Militer Sudan dan RSF berusaha untuk menguasai lokasi dan tempat-tempat penting di negara ini, termasuk istana kepresidenan, markas besar angkatan bersenjata, pusat komando pasukan reaksi cepat dan beberapa bandara militer dan sipil.

Tentara Sudan dan RSF menggunakan senjata ringan dan berat dalam konflik tersebut. Selain itu, di beberapa wilayah Khartoum, ledakan terdengar dan pesawat-pesawat tempur terlihat di langit kota ini.

Dalam serangan udara terbaru tentara Sudan di daerah Dar al-Salam, yang terletak di sebelah barat Libya Bazaar di kota Omdurman, 22 orang tewas dan ratusan lainnya terluka.

Farhan Haq, wakil juru bicara Sekjen PBB dalam pernyataannya menyinggung keprihatinan Antonio Guterres tentang meluasnya perang di negara bagian Kurdufan (Kordofan) Utara, Kurdufan Selatan dan Nil Biru.

Dia mengatakan, hukum kemanusiaan diabaikan dengan cara yang berbahaya dan mengkhawatirkan.

Meskipun semua upaya telah dilakukan untuk memberlakukan gencatan senjata di Sudan, namun pihak-pihak yang berkonflik tidak mematuhinya dan bahkan melanjutkan baku tembak dan saling serang.

Sudan telah menghadapi berbagai krisis politik dan ekonomi selama bertahun-tahun. Krisis yang menyebabkan kudeta militer terhadap Omar al-Bashir, mantan diktator negara ini. Namun berkuasanya pemerintahan militer dan keberlanjutannya telah memicu meningkatnya ketidakpuasan di Sudan.

Keadaan ini diperparah oleh adanya intervensi asing, terutama dari negara-negara saingan, sehingga dalam perang saat ini, masing-masing pihak yang berkonflik memanfaatkan dukungan asing dalam penyediaan senjata dan perlengkapan militer.

Di sisi lain, konteks kesukuan di Sudan, dan perang dan kerusuhan di negara bagian seperti Kurdufan dan Nil yang telah berlangsung puluhan tahun akibat kurangnya perhatian pemerintah pusat, semakin memperburuk keadaan.

Menurut laporan majalah The Economist, banyak suku Arab Darfur, dan rekan kulit hitam mereka, masih merasa tertindas. Kekerasan Arab terhadap orang-orang Afrika yang kembali, telah meluas.  

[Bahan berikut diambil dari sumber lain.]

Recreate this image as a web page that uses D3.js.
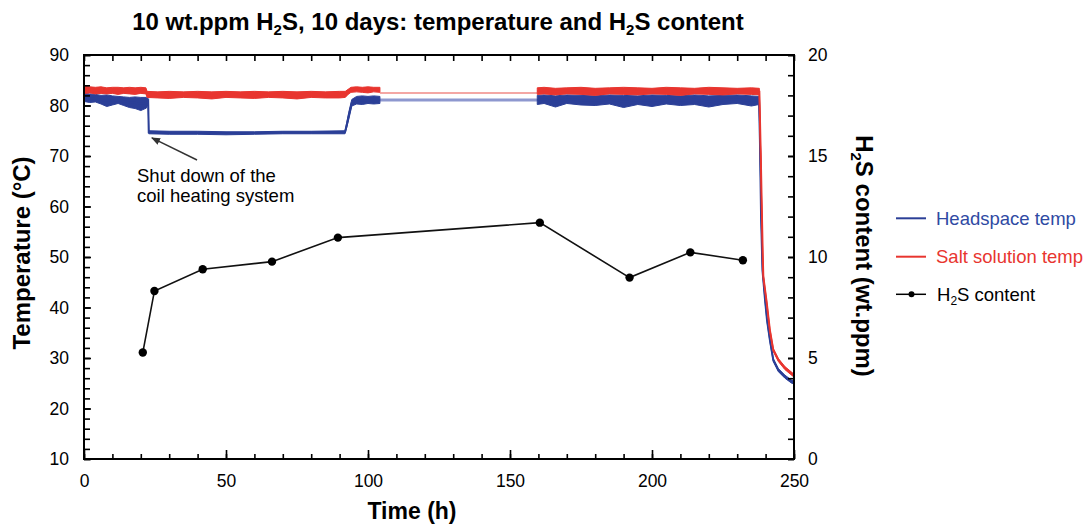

"Ini adalah perang terburuk yang pernah saya lihat dalam 20 tahun sebagai pekerja bantuan," kata Justin M. dari badan amal kemanusiaan yang berbasis di Prancis.

Video di media sosial memperlihatkan orang-orang bersenjata melakukan Arabisasi yang intens di kawasan dan melakukan penghinaan dan kekerasan etnis.

Sebelumnya, Wakil Khusus PBB untuk Sudan Volker Peretz menggambarkan perang di Darfur Barat sebagai "pembersihan etnis, dalam skala besar".

Masalah ekonomi dan situasi geopolitik Sudan adalah masalah lain yang telah menempatkan negara ini dalam kancah konfrontasi terbuka antara kelompok-kelompok politik internal dan perang proksi negara-negara Arab.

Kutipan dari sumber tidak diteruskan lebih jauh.